* _Dataset_
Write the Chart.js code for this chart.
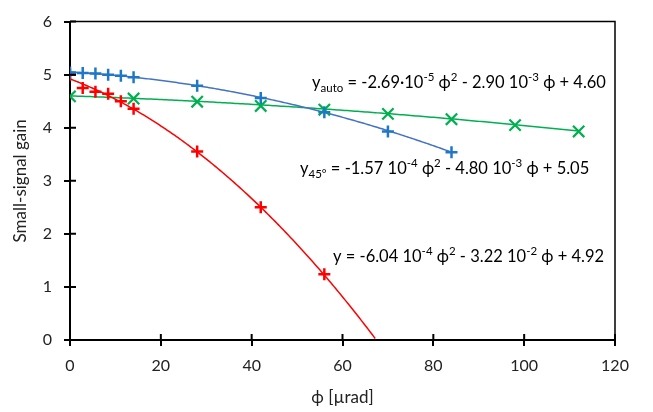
<!DOCTYPE html>
<html>
<head>
<meta charset="utf-8">
<script src="https://cdn.jsdelivr.net/npm/chart.js@4"></script>
<style>
  html, body { margin: 0; padding: 0; background: #fff; }
  #wrap { width: 653px; height: 412px; }
</style>
</head>
<body>
<div id="wrap"><canvas id="myChart"></canvas></div>
<script>
// phi values [µrad] and gains
const phi45 = [0, 2.8, 5.6, 8.4, 11.2, 14, 28, 42, 56, 70, 84]
const gain45 = [5.04, 5.03, 5.02, 5.0, 4.98, 4.95, 4.79, 4.56, 4.29, 3.93, 3.54]

const phiAuto = [0, 14, 28, 42, 56, 70, 84, 98, 112]
const gainAuto = [4.59, 4.55, 4.49, 4.41, 4.34, 4.26, 4.16, 4.05, 3.93]

const phiY = [0, 2.8, 5.6, 8.4, 11.2, 14, 28, 42, 56]
const gainY = [5.0, 4.75, 4.68, 4.64, 4.5, 4.36, 3.55, 2.5, 1.24]

// trendline coefficients as printed: a*phi^2 + b*phi + c
const fit45 = [-1.57e-4, -4.80e-3, 5.05]
const fitAuto = [-2.69e-5, -2.90e-3, 4.60]
const fitY = [-6.04e-4, -3.22e-2, 4.92]

const xTicks = [0, 20, 40, 60, 80, 100, 120]
const yTicks = [0, 1, 2, 3, 4, 5, 6]

const FONT = "Lato, 'Open Sans', sans-serif"

const toXY = (xs, ys) => xs.map((x, i) => ({ x: x, y: ys[i] }))

// trendlines + frame + equations
const extras = {
  id: "extras",
  beforeDatasetsDraw(chart) {
    const { ctx, chartArea: a, scales } = chart
    const sx = scales.x, sy = scales.y
    const trends = [
      { f: fitAuto, x0: 0, x1: 112, color: "#00B050" },
      { f: fit45, x0: 0, x1: 84, color: "#4472C4" },
      { f: fitY, x0: 0, x1: 70, color: "#FF0000" },
    ]
    ctx.save()
    ctx.beginPath()
    ctx.rect(a.left, a.top, a.right - a.left, a.bottom - a.top)
    ctx.clip()
    trends.forEach(t => {
      ctx.beginPath()
      ctx.strokeStyle = t.color
      ctx.lineWidth = 1.5
      let first = true
      for (let i = 0; i <= 200; i++) {
        const x = t.x0 + (t.x1 - t.x0) * i / 200
        const y = t.f[0] * x * x + t.f[1] * x + t.f[2]
        if (y < 0) break
        const px = sx.getPixelForValue(x), py = sy.getPixelForValue(y)
        if (first) { ctx.moveTo(px, py); first = false } else ctx.lineTo(px, py)
      }
      ctx.stroke()
    })
    ctx.restore()
  },
  afterDraw(chart) {
    const { ctx, chartArea: a, scales } = chart
    ctx.save()
    // top / right frame
    ctx.strokeStyle = "#000"
    ctx.lineWidth = 1.5
    ctx.beginPath()
    ctx.moveTo(a.left, a.top)
    ctx.lineTo(a.right, a.top)
    ctx.lineTo(a.right, a.bottom)
    ctx.stroke()
    // inner tick marks
    ctx.lineWidth = 2
    ctx.beginPath()
    xTicks.forEach(v => {
      const px = scales.x.getPixelForValue(v)
      ctx.moveTo(px, a.bottom); ctx.lineTo(px, a.bottom - 6)
    })
    yTicks.forEach(v => {
      const py = scales.y.getPixelForValue(v)
      ctx.moveTo(a.left, py); ctx.lineTo(a.left + 6, py)
    })
    ctx.stroke()

    // equations
    const eqs = [
      { x: 312, y: 88, parts: [["y"], ["auto", "sub"], [" = -2.69·10"], ["-5", "sup"], [" ϕ"], ["2", "sup"], [" - 2.90 10"], ["-3", "sup"], [" ϕ + 4.60"]] },
      { x: 300, y: 174, parts: [["y"], ["45°", "sub"], [" = -1.57 10"], ["-4", "sup"], [" ϕ"], ["2", "sup"], [" - 4.80 10"], ["-3", "sup"], [" ϕ + 5.05"]] },
      { x: 333, y: 262, parts: [["y = -6.04 10"], ["-4", "sup"], [" ϕ"], ["2", "sup"], [" - 3.22 10"], ["-2", "sup"], [" ϕ + 4.92"]] },
    ]
    ctx.fillStyle = "#000"
    ctx.textBaseline = "alphabetic"
    eqs.forEach(e => {
      let x = e.x
      e.parts.forEach(p => {
        let dy = 0
        if (p[1]) {
          ctx.font = "11.5px " + FONT
          dy = p[1] == "sup" ? -7 : 4
        } else {
          ctx.font = "16.5px " + FONT
        }
        ctx.fillText(p[0], x, e.y + dy)
        x += ctx.measureText(p[0]).width
      })
    })
    ctx.restore()
  },
}

const pintar = () => {
  new Chart(document.getElementById("myChart"), {
    type: "scatter",
    data: {
      datasets: [
        {
          label: "45°",
          data: toXY(phi45, gain45),
          pointStyle: "cross",
          pointRadius: 6,
          borderWidth: 2.5,
          borderColor: "#1F77C8",
          backgroundColor: "#1F77C8",
        },
        {
          label: "auto",
          data: toXY(phiAuto, gainAuto),
          pointStyle: "crossRot",
          pointRadius: 8,
          borderWidth: 2.2,
          borderColor: "#00B050",
          backgroundColor: "#00B050",
        },
        {
          label: "y",
          data: toXY(phiY, gainY),
          pointStyle: "cross",
          pointRadius: 6,
          borderWidth: 2.5,
          borderColor: "#FF0000",
          backgroundColor: "#FF0000",
        },
      ],
    },
    options: {
      responsive: true,
      maintainAspectRatio: false,
      animation: false,
      layout: { padding: { top: 9, right: 38, left: 0, bottom: 0 } },
      plugins: { legend: { display: false }, tooltip: { enabled: false } },
      scales: {
        x: {
          type: "linear",
          min: 0, max: 120,
          afterBuildTicks: s => { s.ticks = xTicks.map(v => ({ value: v })) },
          afterFit: s => { s.height = 72 },
          ticks: { color: "#222", font: { family: FONT, size: 16 }, padding: 10 },
          grid: { drawOnChartArea: false, color: "#000", tickLength: 6, lineWidth: 2 },
          border: { color: "#000", width: 2 },
          title: { display: true, text: "ϕ [µrad]", color: "#222", font: { family: FONT, size: 17 }, padding: { top: 0, bottom: 4 } },
        },
        y: {
          min: 0, max: 6,
          afterBuildTicks: s => { s.ticks = yTicks.map(v => ({ value: v })) },
          afterFit: s => { s.width = 70 },
          ticks: { color: "#222", font: { family: FONT, size: 16 }, padding: 12 },
          grid: { drawOnChartArea: false, color: "#000", tickLength: 6, lineWidth: 2 },
          border: { color: "#000", width: 2 },
          title: { display: true, text: "Small-signal gain", color: "#222", font: { family: FONT, size: 17 }, padding: { top: 10, bottom: 0 } },
        },
      },
    },
    plugins: [extras],
  })
}

window.addEventListener("load", pintar)
</script>
</body>
</html>
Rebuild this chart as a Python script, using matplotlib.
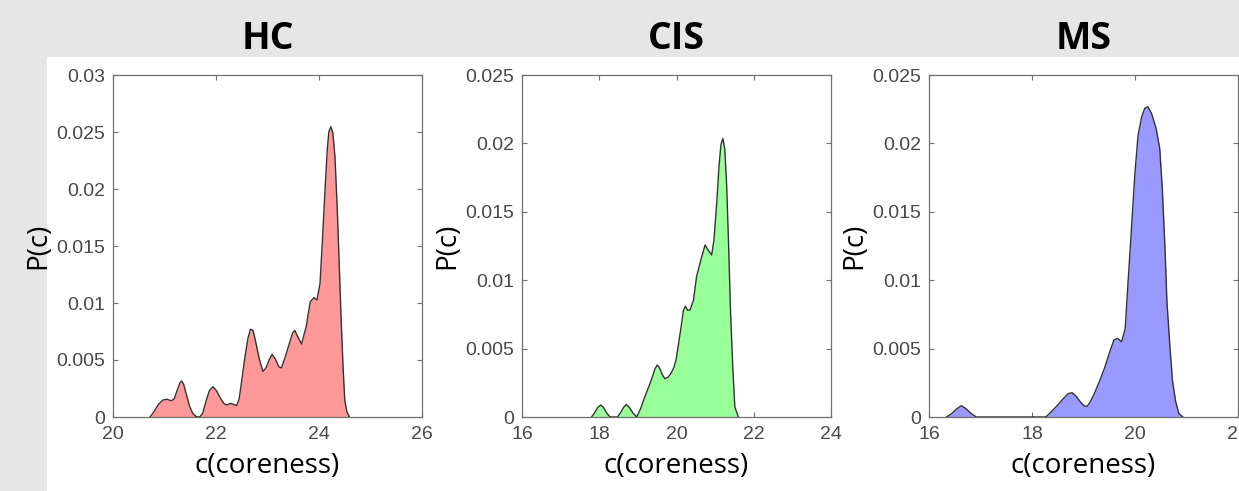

* _Exercise details_
Return each full line of the entries that contains the word "script".

* _Exercise result_
<script src="https://cdn.jsdelivr.net/npm/chart.js@4"></script>
<script>
</script>
Rebuild this chart as a Python script, using matplotlib.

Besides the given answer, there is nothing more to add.